What is asked: Give back every line exactly as it appears, pictures excluded.

* * *

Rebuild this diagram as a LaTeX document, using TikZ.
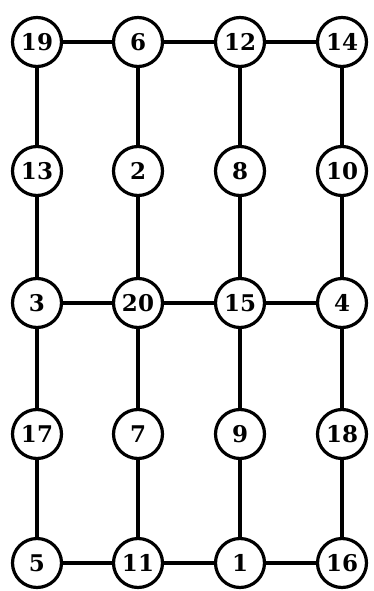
\documentclass[tikz,border=0pt]{standalone}
\usepackage{fontspec}
\setmainfont{DejaVu Serif}
\newcommand{\lbl}[1]{{\fontsize{23pt}{23pt}\selectfont\bfseries #1}}
\begin{document}
\begin{tikzpicture}[x=1pt,y=-1pt,
  vnode/.style={circle,draw,line width=3.2pt,minimum size=49pt,inner sep=0pt,fill=white},
  edge/.style={line width=3.6pt}]
\useasboundingbox (0,0) rectangle (374,591);
\node[vnode] (n19) at (37,42) {\lbl{19}};
\node[vnode] (n6) at (138,42) {\lbl{6}};
\node[vnode] (n12) at (240,42) {\lbl{12}};
\node[vnode] (n14) at (342,42) {\lbl{14}};
\node[vnode] (n13) at (37,171) {\lbl{13}};
\node[vnode] (n2) at (138,171) {\lbl{2}};
\node[vnode] (n8) at (240,171) {\lbl{8}};
\node[vnode] (n10) at (342,171) {\lbl{10}};
\node[vnode] (n3) at (37,303) {\lbl{3}};
\node[vnode] (n20) at (138,303) {\lbl{20}};
\node[vnode] (n15) at (240,303) {\lbl{15}};
\node[vnode] (n4) at (342,303) {\lbl{4}};
\node[vnode] (n17) at (37,434) {\lbl{17}};
\node[vnode] (n7) at (138,434) {\lbl{7}};
\node[vnode] (n9) at (240,434) {\lbl{9}};
\node[vnode] (n18) at (342,434) {\lbl{18}};
\node[vnode] (n5) at (37,563) {\lbl{5}};
\node[vnode] (n11) at (138,563) {\lbl{11}};
\node[vnode] (n1) at (240,563) {\lbl{1}};
\node[vnode] (n16) at (342,563) {\lbl{16}};
\draw[edge] (n19)--(n6) (n6)--(n12) (n12)--(n14);
\draw[edge] (n3)--(n20) (n20)--(n15) (n15)--(n4);
\draw[edge] (n5)--(n11) (n11)--(n1) (n1)--(n16);
\draw[edge] (n19)--(n13) (n13)--(n3) (n3)--(n17) (n17)--(n5);
\draw[edge] (n6)--(n2) (n2)--(n20) (n20)--(n7) (n7)--(n11);
\draw[edge] (n12)--(n8) (n8)--(n15) (n15)--(n9) (n9)--(n1);
\draw[edge] (n14)--(n10) (n10)--(n4) (n4)--(n18) (n18)--(n16);
\end{tikzpicture}
\end{document}
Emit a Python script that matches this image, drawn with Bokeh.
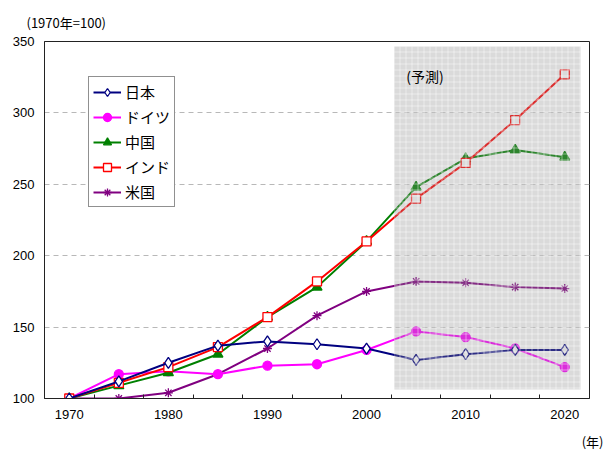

* * *

Final answer:
Rebuild this diagram as a LaTeX document, using TikZ.
\documentclass[tikz,border=0pt]{standalone}
\usepackage{fontspec}
\setmainfont{DejaVu Serif}
\newcommand{\lbl}[1]{{\fontsize{23pt}{23pt}\selectfont\bfseries #1}}
\begin{document}
\begin{tikzpicture}[x=1pt,y=-1pt,
  vnode/.style={circle,draw,line width=3.2pt,minimum size=49pt,inner sep=0pt,fill=white},
  edge/.style={line width=3.6pt}]
\useasboundingbox (0,0) rectangle (374,591);
\node[vnode] (n19) at (37,42) {\lbl{19}};
\node[vnode] (n6) at (138,42) {\lbl{6}};
\node[vnode] (n12) at (240,42) {\lbl{12}};
\node[vnode] (n14) at (342,42) {\lbl{14}};
\node[vnode] (n13) at (37,171) {\lbl{13}};
\node[vnode] (n2) at (138,171) {\lbl{2}};
\node[vnode] (n8) at (240,171) {\lbl{8}};
\node[vnode] (n10) at (342,171) {\lbl{10}};
\node[vnode] (n3) at (37,303) {\lbl{3}};
\node[vnode] (n20) at (138,303) {\lbl{20}};
\node[vnode] (n15) at (240,303) {\lbl{15}};
\node[vnode] (n4) at (342,303) {\lbl{4}};
\node[vnode] (n17) at (37,434) {\lbl{17}};
\node[vnode] (n7) at (138,434) {\lbl{7}};
\node[vnode] (n9) at (240,434) {\lbl{9}};
\node[vnode] (n18) at (342,434) {\lbl{18}};
\node[vnode] (n5) at (37,563) {\lbl{5}};
\node[vnode] (n11) at (138,563) {\lbl{11}};
\node[vnode] (n1) at (240,563) {\lbl{1}};
\node[vnode] (n16) at (342,563) {\lbl{16}};
\draw[edge] (n19)--(n6) (n6)--(n12) (n12)--(n14);
\draw[edge] (n3)--(n20) (n20)--(n15) (n15)--(n4);
\draw[edge] (n5)--(n11) (n11)--(n1) (n1)--(n16);
\draw[edge] (n19)--(n13) (n13)--(n3) (n3)--(n17) (n17)--(n5);
\draw[edge] (n6)--(n2) (n2)--(n20) (n20)--(n7) (n7)--(n11);
\draw[edge] (n12)--(n8) (n8)--(n15) (n15)--(n9) (n9)--(n1);
\draw[edge] (n14)--(n10) (n10)--(n4) (n4)--(n18) (n18)--(n16);
\end{tikzpicture}
\end{document}
Emit a Python script that matches this image, drawn with Bokeh.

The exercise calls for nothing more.